Friday, January 25, 2013

Rory Read, president and CEO of Advanced Micro Devices Inc. (AMD), said Tuesday (Jan. 22) that the company continues to make progress on its strategy for returning to profitability after the company reported fourth quarter sales that beat analysts' expectations but said it expects first quarter sales to be below estimates.

"We made progress in the fourth quarter delivering on our commitments, managing expense and cash, and beginning to transform AMD for long term growth and profitability," Read told analysts on a conference call following the fourth quarter report. Read said AMD increased its cash flow, reduced excess inventory and lowered operating expenses in the fourth quarter "in the face of a difficult market."

But Read acknowledged that AMD's full-year results fell short of expectations as a tough economy hurt PC sales. AMD plans to complete the majority of a significant restructuring announced last year during the first quarter, Read said. The company's goal is to reduce its operating expenses by 25 percent from early 2012 levels by the third quarter, and to return to profitability and positive cash flow by the second half of this year, he said.

AMD is charting a new course to focus more heavily on non-PC markets, including embedded markets, heterogeneous computing and dense servers. Since Read took over as AMD's CEO in 2011 the company has been looking to shed its longtime image as a distant No. 2 player in the PC processor space to Intel and re-make itself as a system-on-chip provider.

Read said AMD's strategic shift would take several quarters. The company expects to PC market to remain slugish in the first half of 2013.

AMD plans to introduce several new graphics chips and processors in the first half of 2013, Read said. "We have the right strategy and a new set of products coming to market in 2013," Read said. 

Last October, AMD announced it would lay off 15 percent of its employees to cut costs while undertaking an aggressive push into embedded markets to counter declining PC sales. The company also cut 10 percent of its workforce 2011.

AMD (Sunnyvale, Calif.) reported fourth quarter sales of $1.16 billion, down 9 percent from the previous quarter and down 32 percent from the fourth quarter of 2011. AMD reported a net loss of $473 million, or 63 cents per share, wider than net losses of $157 million and $177 million in the previous and year-ago quarters, respectively.

On a pro forma basis, excluding charges associated with the termination of AMD's wafer supply agreement with Globalfoundries and restructuring charges, AMD reported a net loss of $102 million, or 14 cents per share. 

AMD's fourth quarter sales were in line with consensus analysts' expectations, according to Yahoo Finance. The company's pro forma net loss was smaller than analysts expected.

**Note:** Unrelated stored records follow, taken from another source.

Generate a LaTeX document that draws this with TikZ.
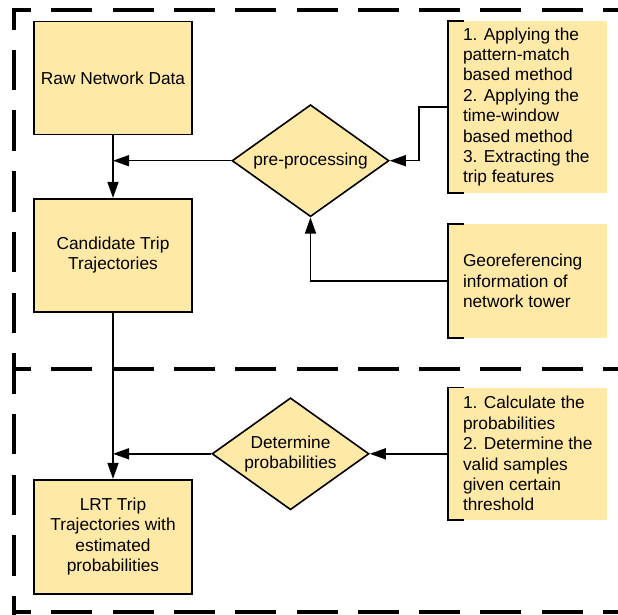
\documentclass[tikz,border=0pt]{standalone}
\usepackage{fontspec}
\setmainfont{Liberation Sans}
\usetikzlibrary{shapes.geometric,arrows.meta}
\definecolor{boxfill}{RGB}{255,233,166}
\begin{document}
\begin{tikzpicture}[x=1pt,y=-1pt,
  font=\fontsize{17.3}{20.4}\selectfont,
  procbox/.style={draw=black, line width=1.6pt, fill=boxfill, minimum width=158pt, minimum height=113pt, inner sep=2pt, align=center},
  decision/.style={diamond, aspect=1.4, draw=black, line width=1.6pt, fill=boxfill, minimum width=157pt, minimum height=112pt, inner sep=0pt, align=center},
  listbox/.style={fill=boxfill, minimum width=158.7pt, inner sep=0pt},
  listtext/.style={align=left, inner sep=0pt, anchor=west},
  bracket/.style={line width=1.8pt},
  conn/.style={line width=1.5pt},
  arr/.style={conn, -{Triangle[length=16pt,width=11pt]}},
  hframe/.style={line width=4pt, dash pattern=on 41pt off 20.3pt, dash phase=22pt},
  vframe/.style={line width=4pt, dash pattern=on 40.5pt off 20.2pt, dash phase=20.5pt}
]
\useasboundingbox (0,0) rectangle (618,614);
\clip (0,0) rectangle (618,614);

% dashed frames
\draw[vframe] (14,9.5) -- (14,640);
\draw[hframe] (12,9.5) -- (680,9.5);
\draw[hframe] (12,369) -- (680,369);
\draw[hframe] (12,612) -- (680,612);

% process boxes
\node[procbox] (raw) at (113,78) {Raw Network Data};
\node[procbox] (cand) at (113,255.2) {Candidate Trip\\Trajectories};
\node[procbox, minimum height=114pt] (lrt) at (113,536.7) {LRT Trip\\Trajectories with\\estimated\\probabilities};

% decisions
\node[decision] (pre) at (310.5,160.7) {pre-processing};
\node[decision] (det) at (290.5,453.8) {Determine\\probabilities};

% annotation boxes
\node[listbox, minimum height=172pt] (p1) at (527.35,107) {};
\node[listtext] (p1t) at ([xshift=15pt]p1.west) {1. Applying the\\pattern-match\\based method\\2. Applying the\\time-window\\based method\\3. Extracting the\\trip features};
\node[listbox, minimum height=113.4pt] (p2) at (527.35,281) {};
\node[listtext] (p2t) at ([xshift=15pt]p2.west) {Georeferencing\\information of\\network tower};
\node[listbox, minimum height=132.3pt] (p3) at (527.35,453.8) {};
\node[listtext] (p3t) at ([xshift=15pt]p3.west) {1. Calculate the\\probabilities\\2. Determine the\\valid samples\\given certain\\threshold};

\foreach \p in {p1,p2,p3}{
  \draw[bracket] ([xshift=16pt]\p.north west) -- (\p.north west) -- (\p.south west) -- ([xshift=16pt]\p.south west);
}

% connectors
\draw[arr] (raw.south) -- (cand.north);
\draw[arr] (cand.south) -- (lrt.north);
\draw[arr] (pre.west) -- (raw.south |- pre.west);
\draw[arr] (det.west) -- (cand.south |- det.west);
\draw[arr] (p1.west) -- ([xshift=-29pt]p1.west) |- (pre.east);
\draw[arr] (p2.west) -| (pre.south);
\draw[arr] (p3.west) -- (det.east);
\end{tikzpicture}
\end{document}
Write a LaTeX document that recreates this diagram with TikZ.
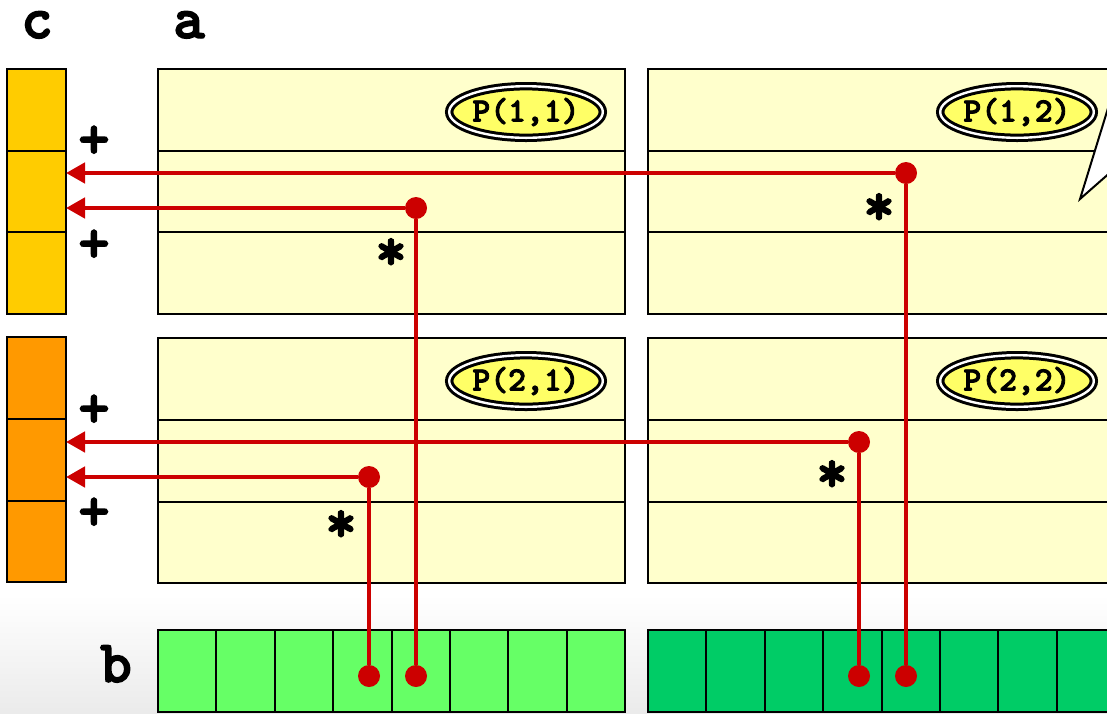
\documentclass[tikz,border=0pt]{standalone}
\usepackage{fontspec}
\newfontfamily\courier{lmmonolt10-bold.otf}[FakeBold=2.5]
\usetikzlibrary{arrows.meta,shapes.geometric,positioning}

\definecolor{ctop}{HTML}{FFCC00}
\definecolor{cbot}{HTML}{FF9900}
\definecolor{ablock}{HTML}{FFFFCC}
\definecolor{pyellow}{HTML}{FFFF66}
\definecolor{bleft}{HTML}{66FF66}
\definecolor{bright}{HTML}{00CC66}
\definecolor{wirered}{HTML}{CC0000}

\begin{document}
\begin{tikzpicture}
  [x=0.5pt,y=-0.5pt,
   ccell/.style={draw,line width=1pt,outer sep=0pt,inner sep=0pt,minimum width=29.5pt,minimum height=40.83pt},
   arow/.style={draw,line width=1pt,fill=ablock,outer sep=0pt,inner sep=0pt,minimum width=233.5pt,minimum height=40.83pt},
   bcell/.style={draw,line width=1pt,outer sep=0pt,inner sep=0pt,minimum width=29.2pt,minimum height=41pt},
   pname/.style={ellipse,draw,line width=1.5pt,double=white,double distance=1.2pt,fill=pyellow,
     minimum width=76.8pt,minimum height=25.8pt,inner xsep=-2pt,inner ysep=0pt,
     font=\courier\fontsize{17}{17}\selectfont},
   dot/.style={circle,fill=wirered,minimum size=11pt,inner sep=0pt},
   wire/.style={draw=wirered,line width=2.3pt},
   feed/.style={wire,-{Triangle[length=9.5pt,width=10pt]}},
   lbl/.style={anchor=base,inner sep=0pt,text height=0.5em,font=\courier\fontsize{30}{30}\selectfont}]
  \useasboundingbox (0,0) rectangle (1107,713);
  \shade[top color=white,bottom color=black!8] (0,595) rectangle (1107,713);

  % result vector c
  \node[ccell,fill=ctop] (c11) at (36.5,110) {};
  \node[ccell,fill=ctop,below=0pt of c11] (c12) {};
  \node[ccell,fill=ctop,below=0pt of c12] (c13) {};
  \node[ccell,fill=cbot] (c21) at (36.5,378) {};
  \node[ccell,fill=cbot,below=0pt of c21] (c22) {};
  \node[ccell,fill=cbot,below=0pt of c22] (c23) {};

  % matrix a, one block per process
  \node[arow] (a11-1) at (391.5,110) {};
  \node[arow,below=0pt of a11-1] (a11-2) {};
  \node[arow,below=0pt of a11-2] (a11-3) {};
  \node[arow] (a12-1) at (881.5,110) {};
  \node[arow,below=0pt of a12-1] (a12-2) {};
  \node[arow,below=0pt of a12-2] (a12-3) {};
  \node[arow] (a21-1) at (391.5,379) {};
  \node[arow,below=0pt of a21-1] (a21-2) {};
  \node[arow,below=0pt of a21-2] (a21-3) {};
  \node[arow] (a22-1) at (881.5,379) {};
  \node[arow,below=0pt of a22-1] (a22-2) {};
  \node[arow,below=0pt of a22-2] (a22-3) {};

  \node[pname] (p11) at (526,112) {P(1,1)};
  \node[pname] (p12) at (1017,112) {P(1,2)};
  \node[pname] (p21) at (526,381) {P(2,1)};
  \node[pname] (p22) at (1017,381) {P(2,2)};

  % speech bubble coming in from the right
  \draw[line width=1pt,fill=white] (1113,92) -- (1080,199) -- (1113,170) -- cycle;

  % vector b
  \foreach \i in {1,...,8} {
    \node[bcell,fill=bleft] (bl\i) at ({158+58.4*(\i-0.5)},671) {};
    \node[bcell,fill=bright] (br\i) at ({648+58.4*(\i-0.5)},671) {};
  }

  % products summed into c
  \node[dot] (d1) at (906,173) {};
  \node[dot] (d2) at (416,208) {};
  \node[dot] (d3) at (859,442) {};
  \node[dot] (d4) at (369,477) {};
  \node[dot] (e1) at (906,676) {};
  \node[dot] (e2) at (416,676) {};
  \node[dot] (e3) at (859,676) {};
  \node[dot] (e4) at (369,676) {};
  \coordinate (t1) at (d1 -| c12.east);
  \coordinate (t2) at (d2 -| c12.east);
  \coordinate (t3) at (d3 -| c22.east);
  \coordinate (t4) at (d4 -| c22.east);

\path [wire]
(e1) edge (d1)
(e2) edge (d2)
(e3) edge (d3)
(e4) edge (d4)
;
  \draw[feed] (d1) -- (t1);
  \draw[feed] (d2) -- (t2);
  \draw[feed] (d3) -- (t3);
  \draw[feed] (d4) -- (t4);

  \node[lbl] (lc) at (37,38) {c};
  \node[lbl] (la) at (189,38) {a};
  \node[lbl] (lb) at (116,682) {b};
  \node[lbl] (plus1) at (94,158) {+};
  \node[lbl] (plus2) at (94,262) {+};
  \node[lbl] (plus3) at (94,427) {+};
  \node[lbl] (plus4) at (94,530) {+};
  \node[lbl] (star1) at (879,225) {*};
  \node[lbl] (star2) at (391,270) {*};
  \node[lbl] (star3) at (832,492) {*};
  \node[lbl] (star4) at (341,542) {*};
\end{tikzpicture}
\end{document}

Read said AMD enjoyed significant growth in sales of SeaMicro dense servers in the fourth quarter, driven by large-scale cloud data center wins. SeaMicro solutions are being deployed and evaluated by a broad variety of marquee customers, he said. AMD bought SeaMicro last year for $334 million.

Read also highlighted AMD's recent design wins at a new customer, Vizio, which he said were based on the graphics performance and long battery life of AMD's accelerated processing units (APUs), which combine graphics and microprocessing capability. The first Vizio products featuring AMD APUs will be two touch-based ultrathin notebook PCs and one tablet, he said.

For all of 2012, AMD reported sales of $5.42 billion, down 17 percent from 2011. The company reported a net loss of $1.12 billion, or $1.60 per share, compared with a net income of $491 million in 2011.

For the first quarter of this year, AMD expects sales to decline 6 to 12 percent sequentially to between $1.02 billion and $1.09 billion. AMD's first quarter forecast was below consensus analysts' expectations of $1.11 billion, according to Yahoo Finance.